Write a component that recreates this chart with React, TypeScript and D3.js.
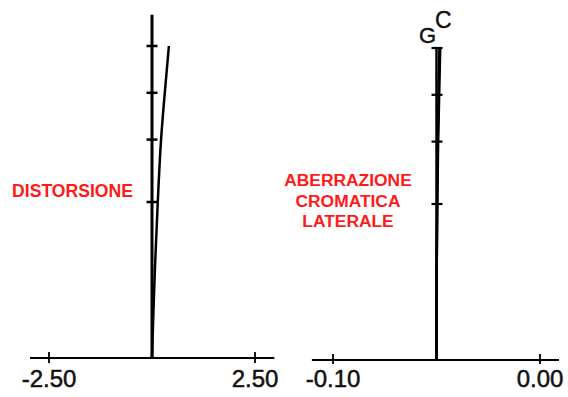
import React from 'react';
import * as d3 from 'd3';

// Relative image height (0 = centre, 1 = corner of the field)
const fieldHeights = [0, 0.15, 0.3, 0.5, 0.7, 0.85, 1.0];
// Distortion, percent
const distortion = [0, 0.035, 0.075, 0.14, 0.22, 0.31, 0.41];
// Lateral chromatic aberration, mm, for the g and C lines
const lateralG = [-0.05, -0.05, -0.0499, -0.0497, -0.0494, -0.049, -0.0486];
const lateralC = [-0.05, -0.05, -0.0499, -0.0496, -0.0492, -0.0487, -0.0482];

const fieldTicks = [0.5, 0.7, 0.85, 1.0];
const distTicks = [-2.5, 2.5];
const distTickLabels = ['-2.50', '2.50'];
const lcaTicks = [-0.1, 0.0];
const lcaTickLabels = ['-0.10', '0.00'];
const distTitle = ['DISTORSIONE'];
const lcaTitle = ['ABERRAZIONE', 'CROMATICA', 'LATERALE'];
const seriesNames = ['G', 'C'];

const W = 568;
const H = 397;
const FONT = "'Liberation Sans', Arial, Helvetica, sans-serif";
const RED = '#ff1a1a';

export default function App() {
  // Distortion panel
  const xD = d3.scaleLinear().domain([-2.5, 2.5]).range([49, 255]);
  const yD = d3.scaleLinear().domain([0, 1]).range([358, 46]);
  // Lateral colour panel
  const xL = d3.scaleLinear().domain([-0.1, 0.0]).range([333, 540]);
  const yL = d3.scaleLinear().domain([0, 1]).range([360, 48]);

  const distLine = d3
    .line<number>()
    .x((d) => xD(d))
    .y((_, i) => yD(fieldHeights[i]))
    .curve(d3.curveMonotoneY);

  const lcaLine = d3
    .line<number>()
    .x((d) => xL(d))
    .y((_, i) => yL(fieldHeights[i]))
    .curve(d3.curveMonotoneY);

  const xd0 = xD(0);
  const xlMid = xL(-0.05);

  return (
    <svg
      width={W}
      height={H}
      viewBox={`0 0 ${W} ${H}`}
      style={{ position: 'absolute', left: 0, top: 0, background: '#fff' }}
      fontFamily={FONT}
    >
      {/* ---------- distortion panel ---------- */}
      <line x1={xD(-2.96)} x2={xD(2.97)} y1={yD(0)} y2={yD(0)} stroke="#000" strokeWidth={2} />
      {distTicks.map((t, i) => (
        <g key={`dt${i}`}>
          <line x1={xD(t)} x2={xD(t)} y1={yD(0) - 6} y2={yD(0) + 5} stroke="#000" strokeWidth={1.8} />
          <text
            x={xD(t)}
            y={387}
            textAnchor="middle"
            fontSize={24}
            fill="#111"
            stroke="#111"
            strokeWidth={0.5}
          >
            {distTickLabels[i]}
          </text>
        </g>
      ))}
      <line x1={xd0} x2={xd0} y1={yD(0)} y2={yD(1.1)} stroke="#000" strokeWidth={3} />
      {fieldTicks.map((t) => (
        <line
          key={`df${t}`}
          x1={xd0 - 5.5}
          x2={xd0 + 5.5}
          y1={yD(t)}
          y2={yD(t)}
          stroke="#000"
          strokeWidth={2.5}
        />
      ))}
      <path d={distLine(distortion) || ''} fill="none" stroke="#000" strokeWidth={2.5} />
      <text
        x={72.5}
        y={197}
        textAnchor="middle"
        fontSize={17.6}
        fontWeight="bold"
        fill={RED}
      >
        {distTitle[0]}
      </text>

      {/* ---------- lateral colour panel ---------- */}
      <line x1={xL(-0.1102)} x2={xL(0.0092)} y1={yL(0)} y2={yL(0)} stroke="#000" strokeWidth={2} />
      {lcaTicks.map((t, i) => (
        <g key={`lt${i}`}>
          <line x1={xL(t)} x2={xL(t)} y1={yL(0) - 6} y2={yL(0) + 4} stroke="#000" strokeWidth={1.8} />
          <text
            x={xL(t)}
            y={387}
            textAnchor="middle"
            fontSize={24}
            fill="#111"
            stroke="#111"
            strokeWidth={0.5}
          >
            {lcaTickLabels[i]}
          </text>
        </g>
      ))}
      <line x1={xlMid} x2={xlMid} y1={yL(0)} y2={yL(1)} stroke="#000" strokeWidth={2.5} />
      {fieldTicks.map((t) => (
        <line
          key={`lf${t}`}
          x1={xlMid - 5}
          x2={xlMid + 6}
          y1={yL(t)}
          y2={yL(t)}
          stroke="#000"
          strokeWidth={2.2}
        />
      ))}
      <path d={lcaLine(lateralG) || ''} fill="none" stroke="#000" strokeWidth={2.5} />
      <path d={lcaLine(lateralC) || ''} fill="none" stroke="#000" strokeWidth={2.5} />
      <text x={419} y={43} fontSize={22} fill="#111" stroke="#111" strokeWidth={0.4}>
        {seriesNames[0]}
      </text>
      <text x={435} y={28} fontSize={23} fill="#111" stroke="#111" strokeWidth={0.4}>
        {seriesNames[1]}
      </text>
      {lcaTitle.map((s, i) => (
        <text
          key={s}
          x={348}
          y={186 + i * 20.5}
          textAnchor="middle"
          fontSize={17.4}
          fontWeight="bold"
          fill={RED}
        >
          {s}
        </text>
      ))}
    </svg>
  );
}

========================================

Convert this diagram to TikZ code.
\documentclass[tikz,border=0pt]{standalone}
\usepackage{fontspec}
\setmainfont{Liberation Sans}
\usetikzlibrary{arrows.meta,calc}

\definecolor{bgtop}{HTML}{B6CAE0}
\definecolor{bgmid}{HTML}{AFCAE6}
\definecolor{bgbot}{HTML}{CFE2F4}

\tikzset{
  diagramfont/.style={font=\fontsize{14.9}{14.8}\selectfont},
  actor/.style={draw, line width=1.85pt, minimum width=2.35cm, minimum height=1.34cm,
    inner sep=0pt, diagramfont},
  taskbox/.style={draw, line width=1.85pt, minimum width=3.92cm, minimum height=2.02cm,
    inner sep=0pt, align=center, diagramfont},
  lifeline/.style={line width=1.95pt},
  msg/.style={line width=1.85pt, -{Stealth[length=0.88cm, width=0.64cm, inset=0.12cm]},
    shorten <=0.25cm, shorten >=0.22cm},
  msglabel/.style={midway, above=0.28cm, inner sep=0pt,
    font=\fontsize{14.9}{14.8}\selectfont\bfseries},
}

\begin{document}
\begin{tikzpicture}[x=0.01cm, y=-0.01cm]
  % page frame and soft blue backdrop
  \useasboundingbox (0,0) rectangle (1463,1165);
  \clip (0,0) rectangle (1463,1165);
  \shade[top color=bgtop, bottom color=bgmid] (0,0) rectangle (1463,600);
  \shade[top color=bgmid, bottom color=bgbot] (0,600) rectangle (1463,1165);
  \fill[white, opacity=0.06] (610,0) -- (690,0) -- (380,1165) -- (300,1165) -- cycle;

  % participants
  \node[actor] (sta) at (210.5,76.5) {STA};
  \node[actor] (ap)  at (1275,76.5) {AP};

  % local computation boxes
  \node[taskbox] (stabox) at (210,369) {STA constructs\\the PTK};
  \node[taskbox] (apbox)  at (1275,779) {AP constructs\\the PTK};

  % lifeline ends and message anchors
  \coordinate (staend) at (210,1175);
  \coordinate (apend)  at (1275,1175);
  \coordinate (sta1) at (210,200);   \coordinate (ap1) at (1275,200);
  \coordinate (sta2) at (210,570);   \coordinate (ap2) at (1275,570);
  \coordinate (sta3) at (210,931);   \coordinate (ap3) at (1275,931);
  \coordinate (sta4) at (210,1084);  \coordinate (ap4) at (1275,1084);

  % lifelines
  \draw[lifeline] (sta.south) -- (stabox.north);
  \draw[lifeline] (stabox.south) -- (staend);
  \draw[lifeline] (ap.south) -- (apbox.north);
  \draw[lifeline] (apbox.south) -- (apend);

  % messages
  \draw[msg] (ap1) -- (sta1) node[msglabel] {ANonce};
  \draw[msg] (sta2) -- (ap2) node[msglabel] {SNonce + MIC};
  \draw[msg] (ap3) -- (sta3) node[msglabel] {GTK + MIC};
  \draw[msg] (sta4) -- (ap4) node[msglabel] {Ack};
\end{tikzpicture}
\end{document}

========================================

Omit all pictures, then copy the lines between the ones holding "Write a component" and "import * as d3 from 'd3';", inclusive.

Write a component that recreates this chart with React, TypeScript and D3.js.
import React from 'react';
import * as d3 from 'd3';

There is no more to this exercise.